Exclusive The deepening GP recruitment crisis has forced one practice to offer a £20,000 bonus to attract potential candidates after struggling for a year to fill a vacant partner post, Pulse has learnt.

The Thorne Moor Medical Practice – which has a 100% QOF achievement score, and is situated in a ‘relatively leafy, affluent’ part of Doncaster, South Yorkshire – has had to take the step as a result of a recruitment crisis, which the LMC says is affecting one in ten practices in the region.

Elsewhere, one council is funding homebuilders to reduce the cost of houses for GPs in an attempt to attract practitioners to the area.

This comes at a time that the GPC has warned the gaps in general practice recruitment has reached ‘crisis point’.

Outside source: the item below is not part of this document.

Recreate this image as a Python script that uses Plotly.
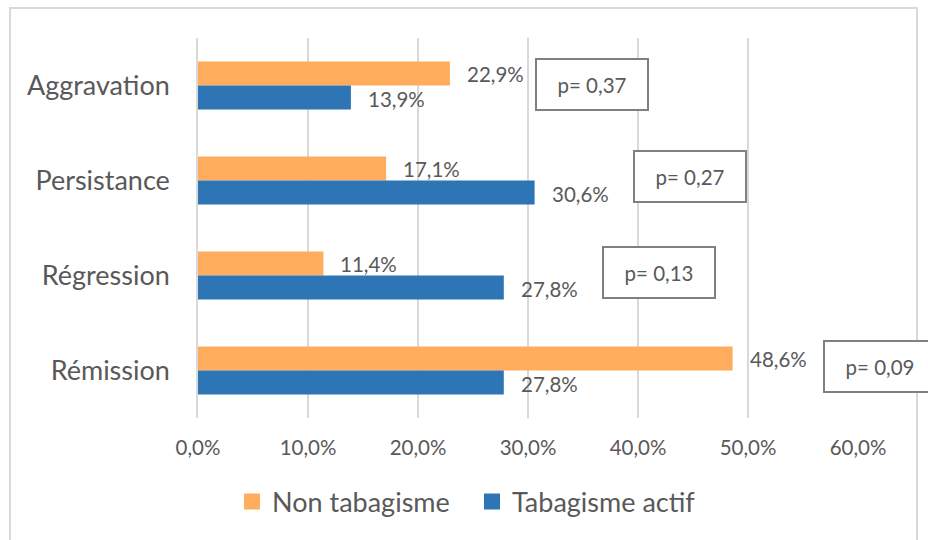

Dr Joe Firth, partner at Thorne Moor Medical Practice, said he had struggled to get any quality applicants over the past year and potential candidates were unwilling to commit to the job.

He said: ‘Over the last three months we have been one GP down, struggling along, so we put out this advert. The main thing about this “golden hello” is to try and encourage people to actually commit to staying.’

‘Because we are a reasonably good practice we tend to get at least one or two applications, so we could at least fill a post, but most are not bothered about staying or committing, they just go. So what we are aiming at is that over the course of three years there would be a £20,000 bonus on top of their salary.’

He said the recruitment problems come despite the practice being second in the country for patient satisfaction in last year’s survey, achieving 100% QOF scores and being situated in a relatively affluent, leafy area.

Doncaster LMC medical secretary Dr Dean Eggit said the recruitment problem had now deepened to the point where practices were forced to resurrect the practice of offering ‘golden hello’ payments to get GPs to join them, a practice which he understood to be dormant since the 1990s.

He said: ‘Four [out of 44] practices in Doncaster have had long term recruitment and retention problems.’

‘My last understanding of the “golden hello” was that it was used in the early 1990s, when there was exactly the problem that we are starting to get to now. Patient demands and expectations cannot be met, so there are long working hours et cetera. There are not enough doctors nationally.’

Meanwhile, a housing developer in Carlisle has offered GPs a discount on home-buying in a bid to attract them to the areas in which it is currently building.

In an offer open until March next year, Story Homes is offering a £1,000 discount for every £50,000 spent by GPs on its developments in four areas of the town, in a joint scheme with the local authority.

The company explained that it has made the offer because families buying homes in their developments will want to know they can see a nearby GP.

A spokesperson said: ‘We are an aspirational company building aspirational homes for families and through our sustainable activities we aim to make the communities in which we build great places to live.’

Earlier this year Welsh LMC representatives also warned GPs may have to pay to recruit, saying the problem needed ‘tackling here and now with short-term solutions, either funding golden handcuffs or handshakes’.

It comes as Pulse recently revealed that a 15% drop in GP training applications is set to further exacerbate recruitment crisis.